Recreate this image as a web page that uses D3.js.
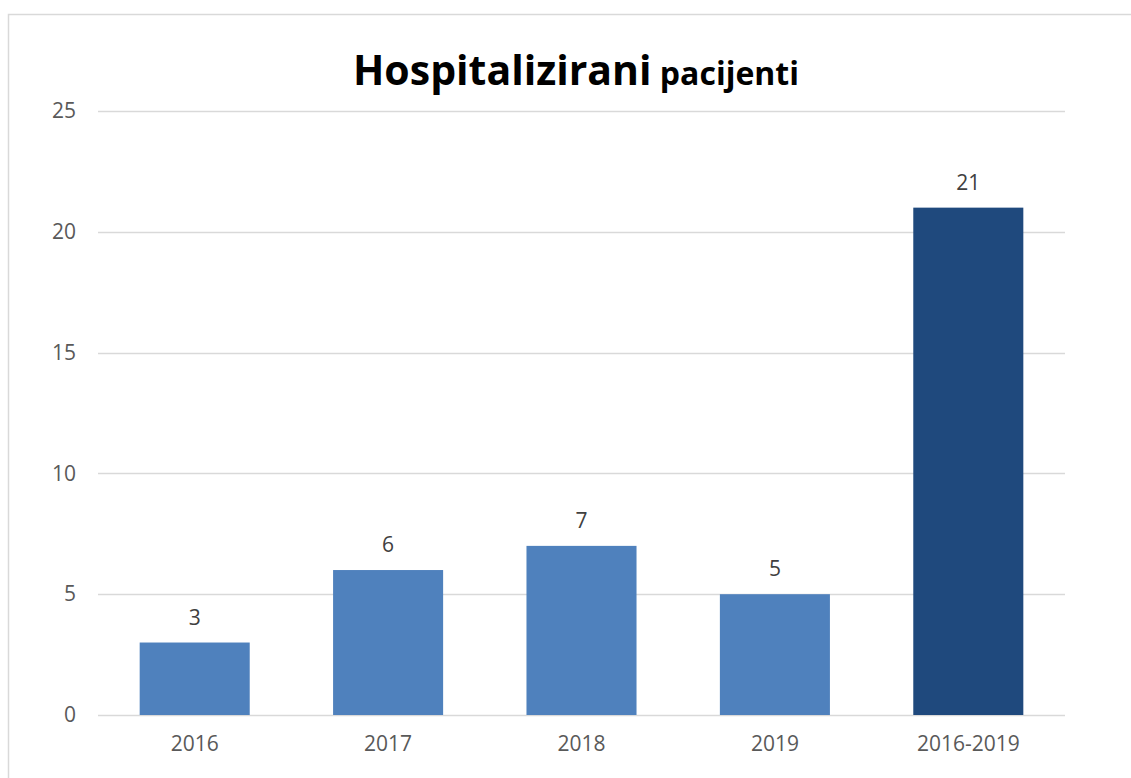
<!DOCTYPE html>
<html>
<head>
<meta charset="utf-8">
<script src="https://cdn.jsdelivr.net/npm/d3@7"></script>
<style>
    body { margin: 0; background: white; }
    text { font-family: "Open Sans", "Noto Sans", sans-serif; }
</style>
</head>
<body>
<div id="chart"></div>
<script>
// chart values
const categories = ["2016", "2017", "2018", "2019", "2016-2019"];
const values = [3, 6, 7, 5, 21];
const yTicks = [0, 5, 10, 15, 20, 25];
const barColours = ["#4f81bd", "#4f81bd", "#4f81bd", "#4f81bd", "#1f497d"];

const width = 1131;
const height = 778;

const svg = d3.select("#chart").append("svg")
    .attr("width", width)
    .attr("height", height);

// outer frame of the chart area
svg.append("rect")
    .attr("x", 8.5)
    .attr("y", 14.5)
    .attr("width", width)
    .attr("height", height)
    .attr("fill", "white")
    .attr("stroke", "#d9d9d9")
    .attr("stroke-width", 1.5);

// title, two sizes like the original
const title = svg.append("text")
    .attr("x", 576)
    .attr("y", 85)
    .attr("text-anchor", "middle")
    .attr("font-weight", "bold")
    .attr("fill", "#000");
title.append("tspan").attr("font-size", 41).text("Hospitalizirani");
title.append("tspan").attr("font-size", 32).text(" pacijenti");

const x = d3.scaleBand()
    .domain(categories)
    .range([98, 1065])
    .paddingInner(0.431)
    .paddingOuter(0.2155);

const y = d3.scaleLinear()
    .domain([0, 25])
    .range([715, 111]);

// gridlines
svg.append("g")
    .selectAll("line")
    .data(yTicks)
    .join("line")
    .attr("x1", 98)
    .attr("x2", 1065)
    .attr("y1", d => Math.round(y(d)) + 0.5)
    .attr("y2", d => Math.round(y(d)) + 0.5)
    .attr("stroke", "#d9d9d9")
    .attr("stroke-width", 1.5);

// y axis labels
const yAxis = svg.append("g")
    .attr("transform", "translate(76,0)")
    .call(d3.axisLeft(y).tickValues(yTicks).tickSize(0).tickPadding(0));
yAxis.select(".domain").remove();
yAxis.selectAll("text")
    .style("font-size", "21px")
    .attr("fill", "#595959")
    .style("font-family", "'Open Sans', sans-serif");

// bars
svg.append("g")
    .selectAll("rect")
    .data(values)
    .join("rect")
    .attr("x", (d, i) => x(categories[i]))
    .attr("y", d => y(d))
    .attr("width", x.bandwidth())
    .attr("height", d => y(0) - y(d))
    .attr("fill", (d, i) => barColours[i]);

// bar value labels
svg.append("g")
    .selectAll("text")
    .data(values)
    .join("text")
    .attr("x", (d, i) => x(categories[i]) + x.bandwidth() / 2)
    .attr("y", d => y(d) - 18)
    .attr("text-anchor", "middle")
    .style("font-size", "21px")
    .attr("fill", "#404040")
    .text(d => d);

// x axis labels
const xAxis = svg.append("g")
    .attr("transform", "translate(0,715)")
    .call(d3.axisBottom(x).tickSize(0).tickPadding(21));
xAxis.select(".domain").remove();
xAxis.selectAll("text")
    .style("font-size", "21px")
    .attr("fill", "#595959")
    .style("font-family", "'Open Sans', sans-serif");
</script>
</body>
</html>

Given instruction: Copy the listing in full and without alteration, omitting every picture.

Exercise result:
Recreate this image as a web page that uses D3.js.
<!DOCTYPE html>
<html>
<head>
<meta charset="utf-8">
<script src="https://cdn.jsdelivr.net/npm/d3@7"></script>
<style>
    body { margin: 0; background: white; }
    text { font-family: "Open Sans", "Noto Sans", sans-serif; }
</style>
</head>
<body>
<div id="chart"></div>
<script>
// chart values
const categories = ["2016", "2017", "2018", "2019", "2016-2019"];
const values = [3, 6, 7, 5, 21];
const yTicks = [0, 5, 10, 15, 20, 25];
const barColours = ["#4f81bd", "#4f81bd", "#4f81bd", "#4f81bd", "#1f497d"];

const width = 1131;
const height = 778;

const svg = d3.select("#chart").append("svg")
    .attr("width", width)
    .attr("height", height);

// outer frame of the chart area
svg.append("rect")
    .attr("x", 8.5)
    .attr("y", 14.5)
    .attr("width", width)
    .attr("height", height)
    .attr("fill", "white")
    .attr("stroke", "#d9d9d9")
    .attr("stroke-width", 1.5);

// title, two sizes like the original
const title = svg.append("text")
    .attr("x", 576)
    .attr("y", 85)
    .attr("text-anchor", "middle")
    .attr("font-weight", "bold")
    .attr("fill", "#000");
title.append("tspan").attr("font-size", 41).text("Hospitalizirani");
title.append("tspan").attr("font-size", 32).text(" pacijenti");

const x = d3.scaleBand()
    .domain(categories)
    .range([98, 1065])
    .paddingInner(0.431)
    .paddingOuter(0.2155);

const y = d3.scaleLinear()
    .domain([0, 25])
    .range([715, 111]);

// gridlines
svg.append("g")
    .selectAll("line")
    .data(yTicks)
    .join("line")
    .attr("x1", 98)
    .attr("x2", 1065)
    .attr("y1", d => Math.round(y(d)) + 0.5)
    .attr("y2", d => Math.round(y(d)) + 0.5)
    .attr("stroke", "#d9d9d9")
    .attr("stroke-width", 1.5);

// y axis labels
const yAxis = svg.append("g")
    .attr("transform", "translate(76,0)")
    .call(d3.axisLeft(y).tickValues(yTicks).tickSize(0).tickPadding(0));
yAxis.select(".domain").remove();
yAxis.selectAll("text")
    .style("font-size", "21px")
    .attr("fill", "#595959")
    .style("font-family", "'Open Sans', sans-serif");

// bars
svg.append("g")
    .selectAll("rect")
    .data(values)
    .join("rect")
    .attr("x", (d, i) => x(categories[i]))
    .attr("y", d => y(d))
    .attr("width", x.bandwidth())
    .attr("height", d => y(0) - y(d))
    .attr("fill", (d, i) => barColours[i]);

// bar value labels
svg.append("g")
    .selectAll("text")
    .data(values)
    .join("text")
    .attr("x", (d, i) => x(categories[i]) + x.bandwidth() / 2)
    .attr("y", d => y(d) - 18)
    .attr("text-anchor", "middle")
    .style("font-size", "21px")
    .attr("fill", "#404040")
    .text(d => d);

// x axis labels
const xAxis = svg.append("g")
    .attr("transform", "translate(0,715)")
    .call(d3.axisBottom(x).tickSize(0).tickPadding(21));
xAxis.select(".domain").remove();
xAxis.selectAll("text")
    .style("font-size", "21px")
    .attr("fill", "#595959")
    .style("font-family", "'Open Sans', sans-serif");
</script>
</body>
</html>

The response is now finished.